I’m experimenting with a new Moodle plugin with my EFL students (university freshmen). As my classes have about 25 students each, I find it hard to get around to each student in a timely manner to assess their speaking on specific metrics. The PoodLL plugin allows me to give formative feedback to my students in a timely manner and with individual attention. The plugin requires the students to use a computer with a video camera and microphone, which the PoodLL plugin can access directly (a smart phone, which all of my students have, works well here). Otherwise, teachers can make the option for uploading of files available. Be careful about the length of the assigned video and the maximum upload capabilities of your Moodle server. Keeping my videos short prevents any file size issues I may otherwise encounter.
Each assignment is a cloze assignment for the unit, designed to exercise specific grammar and vocabulary within a real-world context. I set a speaking target of 1 minute for the activity, but anything within 30 seconds of this target receives full marks. There is also another line in my rubric for the associated grammar in the task. I use the feedback boxes for detailed criticism, and the general feedback box for anything outside of the assessed material. I also have the PoodLL feedback (audio MP3 with download option) available to me to give specific feedback and examples where pronunciation needs attention.

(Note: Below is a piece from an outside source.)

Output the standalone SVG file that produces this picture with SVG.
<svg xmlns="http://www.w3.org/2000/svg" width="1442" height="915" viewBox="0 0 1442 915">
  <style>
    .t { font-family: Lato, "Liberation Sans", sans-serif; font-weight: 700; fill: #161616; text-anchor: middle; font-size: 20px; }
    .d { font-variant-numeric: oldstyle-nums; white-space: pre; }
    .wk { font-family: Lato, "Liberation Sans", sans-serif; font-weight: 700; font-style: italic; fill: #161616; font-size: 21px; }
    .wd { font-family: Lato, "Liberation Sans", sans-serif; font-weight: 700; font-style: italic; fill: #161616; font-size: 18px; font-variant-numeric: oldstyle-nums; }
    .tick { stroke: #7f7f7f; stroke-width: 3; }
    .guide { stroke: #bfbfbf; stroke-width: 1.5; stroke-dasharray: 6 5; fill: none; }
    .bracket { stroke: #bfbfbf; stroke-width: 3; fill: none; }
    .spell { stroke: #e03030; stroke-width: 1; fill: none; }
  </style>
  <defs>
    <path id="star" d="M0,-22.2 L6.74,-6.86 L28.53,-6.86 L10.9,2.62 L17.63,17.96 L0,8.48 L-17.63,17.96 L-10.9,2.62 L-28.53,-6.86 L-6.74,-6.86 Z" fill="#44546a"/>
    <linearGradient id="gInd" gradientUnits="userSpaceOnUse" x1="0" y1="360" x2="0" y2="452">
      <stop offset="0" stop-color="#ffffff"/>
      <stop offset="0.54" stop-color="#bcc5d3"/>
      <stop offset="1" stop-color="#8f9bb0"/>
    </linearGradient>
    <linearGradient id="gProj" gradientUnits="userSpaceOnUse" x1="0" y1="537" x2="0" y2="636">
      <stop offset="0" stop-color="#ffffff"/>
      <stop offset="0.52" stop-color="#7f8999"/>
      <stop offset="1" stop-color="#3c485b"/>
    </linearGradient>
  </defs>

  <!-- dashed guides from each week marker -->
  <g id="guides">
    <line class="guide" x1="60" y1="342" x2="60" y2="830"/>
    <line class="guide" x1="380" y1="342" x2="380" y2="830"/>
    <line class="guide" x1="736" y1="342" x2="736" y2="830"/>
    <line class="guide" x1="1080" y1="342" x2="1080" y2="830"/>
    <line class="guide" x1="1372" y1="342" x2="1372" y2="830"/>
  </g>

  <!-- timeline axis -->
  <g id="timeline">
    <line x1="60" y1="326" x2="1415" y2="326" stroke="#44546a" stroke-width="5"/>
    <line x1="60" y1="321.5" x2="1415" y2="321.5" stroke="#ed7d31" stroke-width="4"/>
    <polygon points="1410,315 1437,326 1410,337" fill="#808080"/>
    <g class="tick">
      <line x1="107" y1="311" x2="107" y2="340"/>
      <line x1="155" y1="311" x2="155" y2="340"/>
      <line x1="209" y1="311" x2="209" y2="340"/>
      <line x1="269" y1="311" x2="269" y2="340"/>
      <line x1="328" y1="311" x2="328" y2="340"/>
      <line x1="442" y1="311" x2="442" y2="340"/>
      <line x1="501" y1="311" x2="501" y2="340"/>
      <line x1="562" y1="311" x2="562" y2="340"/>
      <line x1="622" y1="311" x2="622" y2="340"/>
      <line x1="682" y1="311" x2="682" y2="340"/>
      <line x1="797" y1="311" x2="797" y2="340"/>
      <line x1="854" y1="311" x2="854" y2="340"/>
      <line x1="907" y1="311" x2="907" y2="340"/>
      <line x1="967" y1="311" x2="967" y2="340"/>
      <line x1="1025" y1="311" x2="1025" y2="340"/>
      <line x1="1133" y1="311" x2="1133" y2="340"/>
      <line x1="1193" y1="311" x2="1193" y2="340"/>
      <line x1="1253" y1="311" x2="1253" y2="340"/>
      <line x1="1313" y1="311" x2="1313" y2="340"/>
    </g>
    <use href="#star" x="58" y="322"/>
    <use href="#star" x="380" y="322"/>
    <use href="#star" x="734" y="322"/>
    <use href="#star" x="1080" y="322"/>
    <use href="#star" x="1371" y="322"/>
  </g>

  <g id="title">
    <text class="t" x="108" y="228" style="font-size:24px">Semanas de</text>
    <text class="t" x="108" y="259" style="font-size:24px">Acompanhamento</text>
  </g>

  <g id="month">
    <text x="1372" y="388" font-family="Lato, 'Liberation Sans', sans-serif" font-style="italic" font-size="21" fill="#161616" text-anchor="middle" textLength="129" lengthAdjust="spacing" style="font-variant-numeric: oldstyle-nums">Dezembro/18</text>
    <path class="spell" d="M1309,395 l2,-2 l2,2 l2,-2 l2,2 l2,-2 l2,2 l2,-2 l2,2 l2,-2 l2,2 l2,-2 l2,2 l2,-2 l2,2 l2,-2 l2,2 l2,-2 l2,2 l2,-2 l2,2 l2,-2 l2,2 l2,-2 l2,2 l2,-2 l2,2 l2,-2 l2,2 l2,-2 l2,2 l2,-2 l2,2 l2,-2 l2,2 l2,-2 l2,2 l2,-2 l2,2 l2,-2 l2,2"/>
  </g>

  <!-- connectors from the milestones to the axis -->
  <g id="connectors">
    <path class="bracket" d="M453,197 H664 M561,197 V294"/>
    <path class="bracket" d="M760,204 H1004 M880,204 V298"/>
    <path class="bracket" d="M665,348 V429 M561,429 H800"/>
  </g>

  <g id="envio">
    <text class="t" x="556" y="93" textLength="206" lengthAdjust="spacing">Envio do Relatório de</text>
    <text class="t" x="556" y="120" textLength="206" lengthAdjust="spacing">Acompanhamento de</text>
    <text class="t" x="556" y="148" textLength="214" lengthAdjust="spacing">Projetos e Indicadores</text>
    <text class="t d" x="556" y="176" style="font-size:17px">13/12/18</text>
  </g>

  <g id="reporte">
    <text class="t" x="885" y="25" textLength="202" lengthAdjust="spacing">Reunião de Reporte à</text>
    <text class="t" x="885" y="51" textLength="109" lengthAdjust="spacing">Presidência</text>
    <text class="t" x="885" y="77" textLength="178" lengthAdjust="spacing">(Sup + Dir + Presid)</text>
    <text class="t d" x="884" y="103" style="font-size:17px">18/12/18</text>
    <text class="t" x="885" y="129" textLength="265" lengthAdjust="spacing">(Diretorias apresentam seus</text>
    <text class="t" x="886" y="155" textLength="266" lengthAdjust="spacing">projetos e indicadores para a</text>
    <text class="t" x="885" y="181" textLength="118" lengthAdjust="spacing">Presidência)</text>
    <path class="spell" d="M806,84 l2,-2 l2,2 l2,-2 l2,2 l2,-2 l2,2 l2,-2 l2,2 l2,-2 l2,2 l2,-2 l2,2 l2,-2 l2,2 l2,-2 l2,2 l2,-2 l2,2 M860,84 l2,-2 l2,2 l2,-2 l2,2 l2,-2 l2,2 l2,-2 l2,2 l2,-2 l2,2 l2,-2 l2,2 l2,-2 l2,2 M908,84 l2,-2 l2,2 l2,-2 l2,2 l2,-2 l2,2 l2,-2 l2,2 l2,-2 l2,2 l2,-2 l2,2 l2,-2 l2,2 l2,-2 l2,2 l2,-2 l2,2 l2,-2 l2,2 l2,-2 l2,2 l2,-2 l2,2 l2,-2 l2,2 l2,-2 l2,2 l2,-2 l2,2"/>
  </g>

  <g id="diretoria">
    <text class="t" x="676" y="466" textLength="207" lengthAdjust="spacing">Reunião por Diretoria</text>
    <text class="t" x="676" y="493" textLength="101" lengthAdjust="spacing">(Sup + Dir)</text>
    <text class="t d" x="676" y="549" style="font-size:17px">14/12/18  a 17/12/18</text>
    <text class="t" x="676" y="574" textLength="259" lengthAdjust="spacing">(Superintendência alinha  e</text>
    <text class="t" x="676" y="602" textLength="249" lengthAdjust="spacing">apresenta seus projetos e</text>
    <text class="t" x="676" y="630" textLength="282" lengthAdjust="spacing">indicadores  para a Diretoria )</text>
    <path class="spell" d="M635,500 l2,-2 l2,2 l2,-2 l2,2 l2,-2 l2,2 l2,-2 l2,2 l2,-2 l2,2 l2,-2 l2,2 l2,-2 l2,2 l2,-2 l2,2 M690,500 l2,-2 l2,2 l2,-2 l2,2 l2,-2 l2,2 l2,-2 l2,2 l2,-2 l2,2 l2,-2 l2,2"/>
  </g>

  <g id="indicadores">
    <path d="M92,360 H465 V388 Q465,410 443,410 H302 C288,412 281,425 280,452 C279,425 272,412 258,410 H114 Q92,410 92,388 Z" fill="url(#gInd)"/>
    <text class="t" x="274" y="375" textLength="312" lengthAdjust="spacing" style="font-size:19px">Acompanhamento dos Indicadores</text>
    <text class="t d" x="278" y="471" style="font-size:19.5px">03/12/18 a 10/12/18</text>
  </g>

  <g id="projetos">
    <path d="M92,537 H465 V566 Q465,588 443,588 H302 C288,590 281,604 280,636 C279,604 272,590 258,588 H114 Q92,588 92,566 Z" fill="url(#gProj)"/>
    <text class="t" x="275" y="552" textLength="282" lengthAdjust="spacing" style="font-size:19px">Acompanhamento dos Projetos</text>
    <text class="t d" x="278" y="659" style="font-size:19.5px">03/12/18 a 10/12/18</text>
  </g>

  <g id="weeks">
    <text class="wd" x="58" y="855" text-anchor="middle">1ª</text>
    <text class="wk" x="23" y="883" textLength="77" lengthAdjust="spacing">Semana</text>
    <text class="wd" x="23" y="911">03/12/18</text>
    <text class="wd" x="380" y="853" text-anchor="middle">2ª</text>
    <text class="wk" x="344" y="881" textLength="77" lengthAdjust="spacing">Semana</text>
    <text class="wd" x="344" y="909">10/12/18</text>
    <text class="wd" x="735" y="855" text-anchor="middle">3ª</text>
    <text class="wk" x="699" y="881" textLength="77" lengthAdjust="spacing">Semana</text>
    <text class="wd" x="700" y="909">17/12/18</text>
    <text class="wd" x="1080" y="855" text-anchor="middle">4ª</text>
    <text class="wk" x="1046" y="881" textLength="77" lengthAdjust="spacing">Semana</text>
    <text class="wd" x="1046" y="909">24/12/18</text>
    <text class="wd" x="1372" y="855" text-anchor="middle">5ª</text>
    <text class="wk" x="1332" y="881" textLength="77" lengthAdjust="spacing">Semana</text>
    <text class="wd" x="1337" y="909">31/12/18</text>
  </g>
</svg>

Because I keep the assignment short (which is real; few of us orate for minutes at a time in a conversational setting), it’s achievable for students, and I can mark them all within an hour. As they are videos of the students, if I get interrupted I’m easily able to get back on track without keeping a live student waiting. I also can go back and review sections where I can’t understand the student to give pointed feedback on problem areas. Students can also review these sections to see where communication breakdown occurred.
Here’s an example using the second assignment:
From WorldView 1, Unit 16: In the Cafe
Grammar focus: modals for ordering (would like, will have, can I…?)
Vocabulary: Foods, quantities, money amounts
You are calling a catering company (Lunch Munchies, page 75) to order food and drinks for a party. Start your video AFTER the caterer answers the phone.
Caterer: Hello? This is Lunch Munchies. How may I help you?
(Start your video here):
You: Hello. This is (NAME). (Why you are calling). (What you want to order). (Party Date and Place). (Your Phone Number).
Target Time: 1 minute.
My sample video:
Intermediate scores will be converted respectively and rounded to the nearest available grade.
If a scale is used instead of a grade, the score will be converted to the scale elements as if they were consecutive integers.
In addition to the rubric, it is possible to associate specific outcomes with these assignments, allowing teacher and student to track progress with regard to specific standards, not just an assignment grade. I like having this option as it helps me better assess exactly where weaknesses are occurring and to what degree.
When the students log in and check their assignments, they will see something like this:
The student gets specific feedback about each part of the rubric if available, and also gets feedback about their pronunciation, as this presented a problem for this particular student. I recorded an audio file for them to compare against their own video and speech patterns. They can even download the file as an MP3 for their own practice.
So far I’m really enjoying using this plugin with my students, and I’ll be doing a mid-term assessment in a few weeks to see how they are responding to the assignment.